%%
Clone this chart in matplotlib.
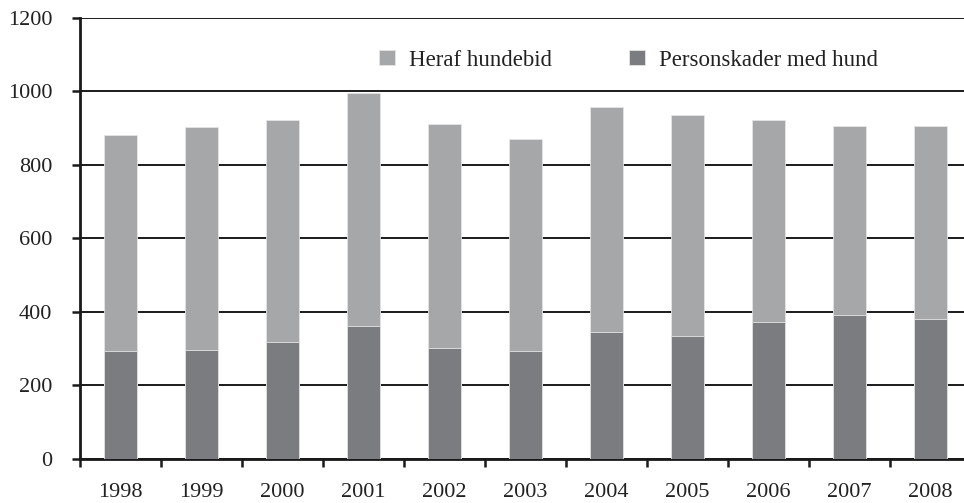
import matplotlib
matplotlib.use("Agg")
import matplotlib.pyplot as plt
import numpy as np

years = ["1998", "1999", "2000", "2001", "2002", "2003", "2004", "2005", "2006", "2007", "2008"]
personskader = [881, 902, 923, 995, 912, 871, 958, 937, 923, 906, 906]
hundebid = [293, 297, 319, 360, 302, 293, 344, 335, 371, 390, 381]

light = "#a6a7a9"
dark = "#7b7c80"

plt.rcParams['font.family'] = ['Liberation Serif', 'DejaVu Serif']

fig = plt.figure(figsize=(9.64, 5.03), dpi=100)
ax = fig.add_axes([80/964, 1-458.7/503, (971-80)/964, (458.7-18)/503])

x = np.arange(len(years))
ax.bar(x, personskader, width=0.41, color=light, edgecolor="#e4e4e4", linewidth=0.6, zorder=2,
       label="Heraf hundebid")
ax.bar(x, hundebid, width=0.41, color=dark, edgecolor="#e4e4e4", linewidth=0.6, zorder=3,
       label="Personskader med hund")

ax.set_xlim(-0.5, len(years) - 0.5)
ax.set_ylim(0, 1200)
ax.set_yticks(np.arange(0, 1201, 200))
ax.yaxis.grid(True, color="#1a1a1a", linewidth=1.4, zorder=0)
ax.set_axisbelow(True)

ax.set_xticks(x)
ax.set_xticklabels(years)
ax.set_xticks(np.arange(-0.5, len(years), 1.0), minor=True)
ax.tick_params(axis='x', which='major', length=0, pad=17.5, labelsize=16, labelcolor="#222222")
ax.tick_params(axis='x', which='minor', length=6, width=1.8, color="#1a1a1a", direction='out')
ax.tick_params(axis='y', length=6, width=1.8, color="#1a1a1a", pad=14, labelsize=16,
               labelcolor="#222222")

for s in ["top", "right"]:
    ax.spines[s].set_visible(False)
for s in ["left", "bottom"]:
    ax.spines[s].set_linewidth(2.0)
    ax.spines[s].set_color("#1a1a1a")

leg = fig.legend(loc='center', bbox_to_anchor=(628.5/964, 1-60/503), ncol=2, frameon=False,
                 fontsize=16.5, handlelength=0.7, handleheight=0.6, handletextpad=0.6,
                 columnspacing=3.4, labelcolor="#222222")

fig.savefig("out.png", dpi=100)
%%
Request:
Please quote the lines of the material, beginning with the first and ending with the one that contains "371, 390, 381]", exactly as written and without any pictures.

Expected answer:
Clone this chart in matplotlib.
import matplotlib
matplotlib.use("Agg")
import matplotlib.pyplot as plt
import numpy as np

years = ["1998", "1999", "2000", "2001", "2002", "2003", "2004", "2005", "2006", "2007", "2008"]
personskader = [881, 902, 923, 995, 912, 871, 958, 937, 923, 906, 906]
hundebid = [293, 297, 319, 360, 302, 293, 344, 335, 371, 390, 381]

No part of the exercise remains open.